- _Objective_
Extract the full listing verbatim and drop any pictures from your copy.

:::::

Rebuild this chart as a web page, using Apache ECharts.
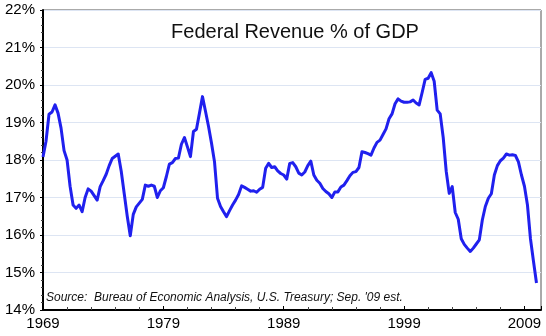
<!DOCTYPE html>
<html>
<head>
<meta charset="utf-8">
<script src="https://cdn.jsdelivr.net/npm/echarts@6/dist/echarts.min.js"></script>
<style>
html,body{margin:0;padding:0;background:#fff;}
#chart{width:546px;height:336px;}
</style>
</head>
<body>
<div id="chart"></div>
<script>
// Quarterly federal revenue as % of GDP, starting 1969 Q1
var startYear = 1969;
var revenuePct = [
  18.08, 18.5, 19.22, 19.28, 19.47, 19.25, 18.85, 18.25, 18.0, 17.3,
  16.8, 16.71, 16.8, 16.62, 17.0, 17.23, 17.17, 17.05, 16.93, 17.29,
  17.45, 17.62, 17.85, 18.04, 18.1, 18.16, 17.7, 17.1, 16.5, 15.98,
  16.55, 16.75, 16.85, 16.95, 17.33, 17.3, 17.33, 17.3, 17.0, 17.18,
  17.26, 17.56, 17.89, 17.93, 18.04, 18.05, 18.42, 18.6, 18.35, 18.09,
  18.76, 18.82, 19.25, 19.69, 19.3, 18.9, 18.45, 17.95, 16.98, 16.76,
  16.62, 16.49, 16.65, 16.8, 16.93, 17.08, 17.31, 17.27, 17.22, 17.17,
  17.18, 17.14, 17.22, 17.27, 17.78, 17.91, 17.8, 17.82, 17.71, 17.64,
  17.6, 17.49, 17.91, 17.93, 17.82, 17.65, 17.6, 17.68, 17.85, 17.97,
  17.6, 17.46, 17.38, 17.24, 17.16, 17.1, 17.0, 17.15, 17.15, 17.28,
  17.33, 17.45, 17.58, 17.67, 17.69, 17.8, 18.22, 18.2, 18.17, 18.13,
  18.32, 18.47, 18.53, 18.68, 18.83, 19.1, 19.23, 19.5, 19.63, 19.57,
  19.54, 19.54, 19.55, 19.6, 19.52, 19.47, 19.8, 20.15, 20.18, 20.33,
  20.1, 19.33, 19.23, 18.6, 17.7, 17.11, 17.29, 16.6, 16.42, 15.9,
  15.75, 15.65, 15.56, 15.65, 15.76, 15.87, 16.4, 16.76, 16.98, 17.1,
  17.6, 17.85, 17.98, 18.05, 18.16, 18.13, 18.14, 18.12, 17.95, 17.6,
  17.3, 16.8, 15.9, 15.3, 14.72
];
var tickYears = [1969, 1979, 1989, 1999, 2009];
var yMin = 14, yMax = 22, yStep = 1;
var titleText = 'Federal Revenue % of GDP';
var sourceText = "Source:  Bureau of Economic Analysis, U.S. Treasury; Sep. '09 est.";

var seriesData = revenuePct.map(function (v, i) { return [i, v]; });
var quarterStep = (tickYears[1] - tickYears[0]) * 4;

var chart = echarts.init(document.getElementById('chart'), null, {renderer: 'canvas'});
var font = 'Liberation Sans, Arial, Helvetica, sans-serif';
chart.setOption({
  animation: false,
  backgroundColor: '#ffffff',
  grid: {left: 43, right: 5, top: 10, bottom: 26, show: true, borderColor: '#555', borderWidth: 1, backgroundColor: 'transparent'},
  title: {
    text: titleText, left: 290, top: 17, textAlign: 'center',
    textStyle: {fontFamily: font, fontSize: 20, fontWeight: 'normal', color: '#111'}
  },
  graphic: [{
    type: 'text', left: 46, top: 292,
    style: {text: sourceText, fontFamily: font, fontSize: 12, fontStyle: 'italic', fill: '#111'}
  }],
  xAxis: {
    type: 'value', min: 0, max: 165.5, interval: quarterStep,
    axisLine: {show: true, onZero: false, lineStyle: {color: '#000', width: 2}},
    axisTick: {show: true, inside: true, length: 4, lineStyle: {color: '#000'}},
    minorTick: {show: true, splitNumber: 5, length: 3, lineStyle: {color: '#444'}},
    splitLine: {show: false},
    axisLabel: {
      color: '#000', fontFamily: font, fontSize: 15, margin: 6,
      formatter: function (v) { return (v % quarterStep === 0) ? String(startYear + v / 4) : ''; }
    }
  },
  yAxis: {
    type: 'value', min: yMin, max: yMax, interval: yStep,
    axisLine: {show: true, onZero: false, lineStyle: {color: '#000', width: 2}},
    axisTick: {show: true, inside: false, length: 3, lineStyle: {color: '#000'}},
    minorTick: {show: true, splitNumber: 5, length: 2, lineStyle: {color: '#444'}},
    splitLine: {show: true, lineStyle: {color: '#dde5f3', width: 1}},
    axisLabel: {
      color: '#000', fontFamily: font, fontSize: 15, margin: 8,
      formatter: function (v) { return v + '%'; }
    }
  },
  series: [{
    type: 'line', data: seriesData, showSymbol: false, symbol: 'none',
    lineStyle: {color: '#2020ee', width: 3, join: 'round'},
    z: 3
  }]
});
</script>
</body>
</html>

:::::

- _In response_
Rebuild this chart as a web page, using Apache ECharts.
<!DOCTYPE html>
<html>
<head>
<meta charset="utf-8">
<script src="https://cdn.jsdelivr.net/npm/echarts@6/dist/echarts.min.js"></script>
<style>
html,body{margin:0;padding:0;background:#fff;}
#chart{width:546px;height:336px;}
</style>
</head>
<body>
<div id="chart"></div>
<script>
// Quarterly federal revenue as % of GDP, starting 1969 Q1
var startYear = 1969;
var revenuePct = [
  18.08, 18.5, 19.22, 19.28, 19.47, 19.25, 18.85, 18.25, 18.0, 17.3,
  16.8, 16.71, 16.8, 16.62, 17.0, 17.23, 17.17, 17.05, 16.93, 17.29,
  17.45, 17.62, 17.85, 18.04, 18.1, 18.16, 17.7, 17.1, 16.5, 15.98,
  16.55, 16.75, 16.85, 16.95, 17.33, 17.3, 17.33, 17.3, 17.0, 17.18,
  17.26, 17.56, 17.89, 17.93, 18.04, 18.05, 18.42, 18.6, 18.35, 18.09,
  18.76, 18.82, 19.25, 19.69, 19.3, 18.9, 18.45, 17.95, 16.98, 16.76,
  16.62, 16.49, 16.65, 16.8, 16.93, 17.08, 17.31, 17.27, 17.22, 17.17,
  17.18, 17.14, 17.22, 17.27, 17.78, 17.91, 17.8, 17.82, 17.71, 17.64,
  17.6, 17.49, 17.91, 17.93, 17.82, 17.65, 17.6, 17.68, 17.85, 17.97,
  17.6, 17.46, 17.38, 17.24, 17.16, 17.1, 17.0, 17.15, 17.15, 17.28,
  17.33, 17.45, 17.58, 17.67, 17.69, 17.8, 18.22, 18.2, 18.17, 18.13,
  18.32, 18.47, 18.53, 18.68, 18.83, 19.1, 19.23, 19.5, 19.63, 19.57,
  19.54, 19.54, 19.55, 19.6, 19.52, 19.47, 19.8, 20.15, 20.18, 20.33,
  20.1, 19.33, 19.23, 18.6, 17.7, 17.11, 17.29, 16.6, 16.42, 15.9,
  15.75, 15.65, 15.56, 15.65, 15.76, 15.87, 16.4, 16.76, 16.98, 17.1,
  17.6, 17.85, 17.98, 18.05, 18.16, 18.13, 18.14, 18.12, 17.95, 17.6,
  17.3, 16.8, 15.9, 15.3, 14.72
];
var tickYears = [1969, 1979, 1989, 1999, 2009];
var yMin = 14, yMax = 22, yStep = 1;
var titleText = 'Federal Revenue % of GDP';
var sourceText = "Source:  Bureau of Economic Analysis, U.S. Treasury; Sep. '09 est.";

var seriesData = revenuePct.map(function (v, i) { return [i, v]; });
var quarterStep = (tickYears[1] - tickYears[0]) * 4;

var chart = echarts.init(document.getElementById('chart'), null, {renderer: 'canvas'});
var font = 'Liberation Sans, Arial, Helvetica, sans-serif';
chart.setOption({
  animation: false,
  backgroundColor: '#ffffff',
  grid: {left: 43, right: 5, top: 10, bottom: 26, show: true, borderColor: '#555', borderWidth: 1, backgroundColor: 'transparent'},
  title: {
    text: titleText, left: 290, top: 17, textAlign: 'center',
    textStyle: {fontFamily: font, fontSize: 20, fontWeight: 'normal', color: '#111'}
  },
  graphic: [{
    type: 'text', left: 46, top: 292,
    style: {text: sourceText, fontFamily: font, fontSize: 12, fontStyle: 'italic', fill: '#111'}
  }],
  xAxis: {
    type: 'value', min: 0, max: 165.5, interval: quarterStep,
    axisLine: {show: true, onZero: false, lineStyle: {color: '#000', width: 2}},
    axisTick: {show: true, inside: true, length: 4, lineStyle: {color: '#000'}},
    minorTick: {show: true, splitNumber: 5, length: 3, lineStyle: {color: '#444'}},
    splitLine: {show: false},
    axisLabel: {
      color: '#000', fontFamily: font, fontSize: 15, margin: 6,
      formatter: function (v) { return (v % quarterStep === 0) ? String(startYear + v / 4) : ''; }
    }
  },
  yAxis: {
    type: 'value', min: yMin, max: yMax, interval: yStep,
    axisLine: {show: true, onZero: false, lineStyle: {color: '#000', width: 2}},
    axisTick: {show: true, inside: false, length: 3, lineStyle: {color: '#000'}},
    minorTick: {show: true, splitNumber: 5, length: 2, lineStyle: {color: '#444'}},
    splitLine: {show: true, lineStyle: {color: '#dde5f3', width: 1}},
    axisLabel: {
      color: '#000', fontFamily: font, fontSize: 15, margin: 8,
      formatter: function (v) { return v + '%'; }
    }
  },
  series: [{
    type: 'line', data: seriesData, showSymbol: false, symbol: 'none',
    lineStyle: {color: '#2020ee', width: 3, join: 'round'},
    z: 3
  }]
});
</script>
</body>
</html>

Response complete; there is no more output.